No es la final, pero lo parece. Más allá del partido, de su importancia futbolística, está el pulso histórico entre los dos países. El fútbol se hace proclive a estas interpretaciones simplistas y perversas, pero la realidad es así. Inglaterra y Alemania se miran siempre desafiantes y altivas. En el campo de juego, también. Aquella final del 66 se celebró apenas 20 años después del final de la Segunda Guerra Mundial. Había muchas heridas abiertas, muchas cuentas pendientes, y un debordante orgullo nacional y futbolístico en las dos partes. Sin embargo, aquellas fechas eran de cambio. El pop dominaba el mundo.
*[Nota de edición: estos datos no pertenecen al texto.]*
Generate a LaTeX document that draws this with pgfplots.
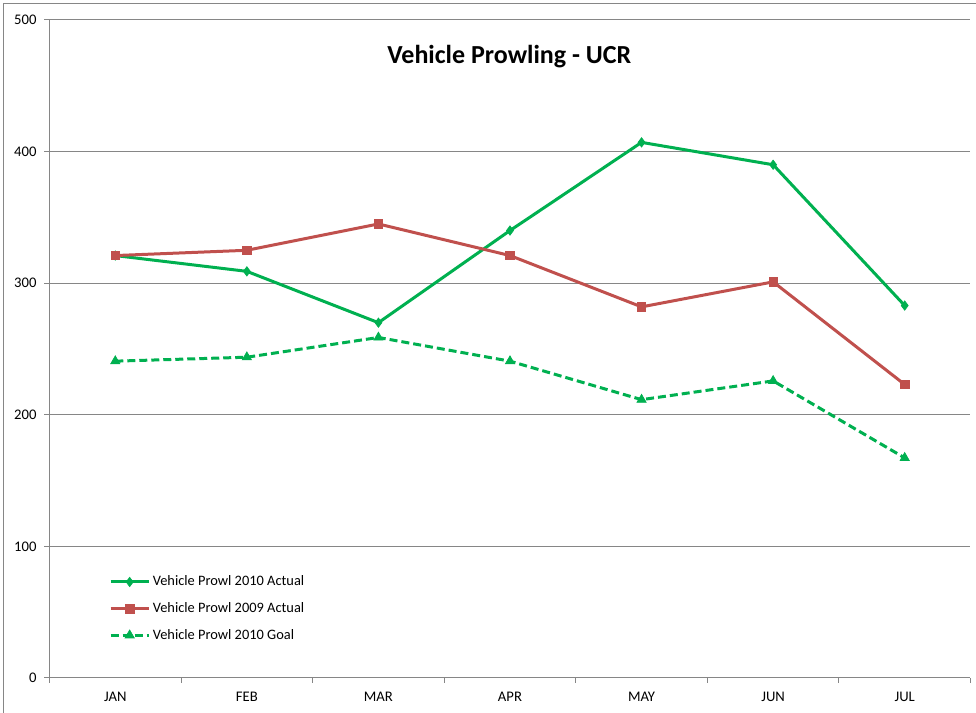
\documentclass[border=0pt]{standalone}
\usepackage{fontspec}
\setmainfont{Carlito}
\usepackage{pgfplots}
\pgfplotsset{compat=1.18}
\definecolor{xlgreen}{HTML}{00B050}
\definecolor{xlred}{HTML}{C0504D}
\definecolor{xlgray}{HTML}{868686}
\begin{document}
\begin{tikzpicture}
\path[use as bounding box] (0pt,0pt) rectangle (732pt,534.75pt);
\draw[xlgray,line width=0.75pt] (2.25pt,-5pt) -- (2.25pt,531.75pt) -- (740pt,531.75pt);
\node[font=\fontsize{19.5}{23}\selectfont\bfseries] at (382pt,492pt) {Vehicle Prowling - UCR};
\begin{axis}[
  at={(37.125pt,26.25pt)}, anchor=south west,
  scale only axis, width=690.75pt, height=493.5pt,
  xmin=-0.5, xmax=6.5, ymin=0, ymax=500,
  axis x line*=bottom, axis y line*=left,
  axis line style={xlgray,line width=0.75pt},
  xtick={-0.5,0.5,...,6.5},
  xticklabels={JAN,FEB,MAR,APR,MAY,JUN,JUL},
  x tick label as interval,
  ytick={0,100,...,500},
  ymajorgrids, grid style={xlgray,line width=0.75pt},
  tick align=outside, major tick length=3.75pt,
  tick style={xlgray,line width=0.75pt},
  tick label style={font=\fontsize{11}{13}\selectfont},
  xticklabel style={yshift=-3.5pt},
  yticklabel style={xshift=-2.5pt},
  /pgf/number format/assume math mode=true,
  legend style={at={(0.0645,0.1595)}, anchor=north west, draw=none, fill=none,
    font=\fontsize{10.8}{13}\selectfont, row sep=7pt, inner sep=0pt},
  legend cell align=left,
  legend image code/.code={\draw[mark repeat=2,mark phase=2,#1] plot coordinates {(0pt,0pt) (14.25pt,0pt) (28.5pt,0pt)};},
]
\addplot[xlgreen, line width=2.25pt, mark=diamond*, mark size=3.5pt, mark options={solid,line width=0.5pt}]
  coordinates {(0,321) (1,309) (2,270) (3,340) (4,407) (5,390) (6,283)};
\addlegendentry{Vehicle Prowl 2010 Actual}
\addplot[xlred, line width=2.25pt, mark=square*, mark size=3.2pt, mark options={solid,line width=0.5pt}]
  coordinates {(0,321) (1,325) (2,345) (3,321) (4,282) (5,301) (6,223)};
\addlegendentry{Vehicle Prowl 2009 Actual}
\addplot[xlgreen, line width=2.25pt, dash pattern=on 6pt off 3pt, mark=triangle*, mark size=4pt, mark options={solid,line width=0.5pt}]
  coordinates {(0,240.75) (1,243.75) (2,258.75) (3,240.75) (4,211.5) (5,225.75) (6,167.25)};
\addlegendentry{Vehicle Prowl 2010 Goal}
\end{axis}
\end{tikzpicture}
\end{document}
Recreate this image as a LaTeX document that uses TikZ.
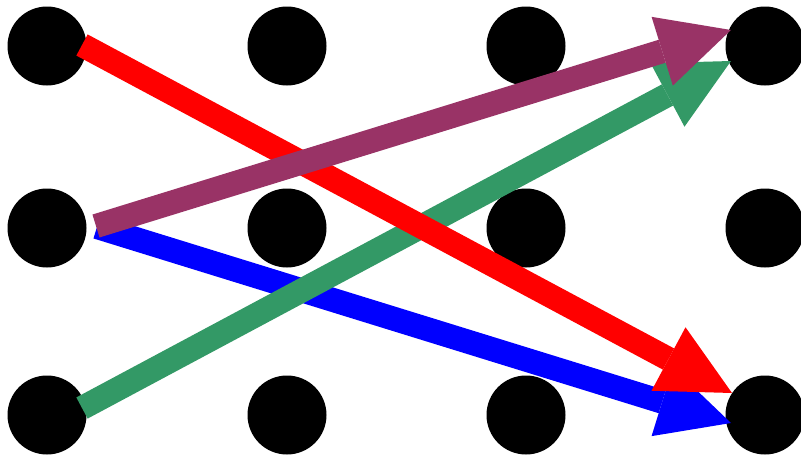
\documentclass[tikz,border=0pt]{standalone}
\usetikzlibrary{arrows.meta,calc}
\definecolor{arrred}{RGB}{255,0,0}
\definecolor{arrpurple}{RGB}{153,51,102}
\definecolor{arrblue}{RGB}{0,0,255}
\definecolor{arrgreen}{RGB}{51,153,102}
\begin{document}
\begin{tikzpicture}[x=1pt,y=-1pt,
  dot/.style={circle,fill=black,draw=none,inner sep=0pt,minimum size=79pt},
  fatarrow/.style={line width=24pt,-{Triangle[length=72pt,width=72pt,line width=0pt]}}]
\useasboundingbox (0,0) rectangle (801,458);
% dots
\foreach \c/\x in {1/47,2/287,3/526,4/765}{
  \node[dot] (d1\c) at (\x,46) {};
  \node[dot] (d2\c) at (\x,228) {};
  \node[dot] (d3\c) at (\x,415) {};
}
% arrows (bottom to top: blue, green, red, purple)
\draw[fatarrow,arrblue]   ($(d21)+(50,-1)$) -- ($(d34)+(-34,8)$);
\draw[fatarrow,arrgreen]  ($(d31)+(35,-7)$) -- ($(d14)+(-34,15)$);
\draw[fatarrow,arrred]    ($(d11)+(35,-1)$) -- ($(d34)+(-33,-22)$);
\draw[fatarrow,arrpurple] ($(d21)+(49,-2)$) -- ($(d14)+(-34,-16)$);
\end{tikzpicture}
\end{document}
Londres era un hervidero.

En medio de todas las contradicciones políticas y sociales, la final del 66 estuvo cargada de símbolos. En el plano futbolístico fue un partido magnífico, la primera final que se prolongó hasta la prórroga, con el único jugador -Geoffrey Hurst- que ha marcado tres goles en el máximo acontecimiento del fútbol, con la polémica eterna del gol fantasma que concedió el suizo Dienst a instancias del linier ruso Bakramov, por la imagen de Bobby Moore sobre los hombros de sus compañeros, la Copa del Mundo en la mano. Por todo eso y por la espléndida nómina de jugadores que participaron en el duelo: Banks, Moore, Charlton, Peters y, en aquella ocasión, el diminuto Alan Ball, que hizo más o menos lo que Sergi hizo contra los ingleses el sábado: un ejercicio imponente de dinamismo y verticalidad. Y en las filas alemanes, tantos o mejores: Schnellinger, Beckenbauer, Helmut Haller, Uwe Seeler, Sigi Held y el imperial Wolfgang Overath.

Inglaterra ganó, y con lo mismo sueñan sus aficionados. Desde el 30 de julio de 1966, la selección inglesa no ha vuelto a conquistar ningún título. Han pasado treinta años. Sólo tres jugadores del equipo inglés -Seaman, Adams y Pearce- habían nacido antes del 66. El tiempo ha pasado de verdad y obliga a comparar. En la capacidad futbolística, los dos equipos son peores que aquéllos. Lo mismo sucede en Alemania, que no puede encontrar ahora la clase inigualable de Beckenbauer, ni la presencia de Overath, ni el sentido de Haller, ni el carisma de Seeler. Apenas Sammer, porque Klinsmann, uno que sí podía entrar en las filas alemanas del 66, está lesionado y no podrá jugar en Weinbley un partido que ha capturado el recuerdo de un país.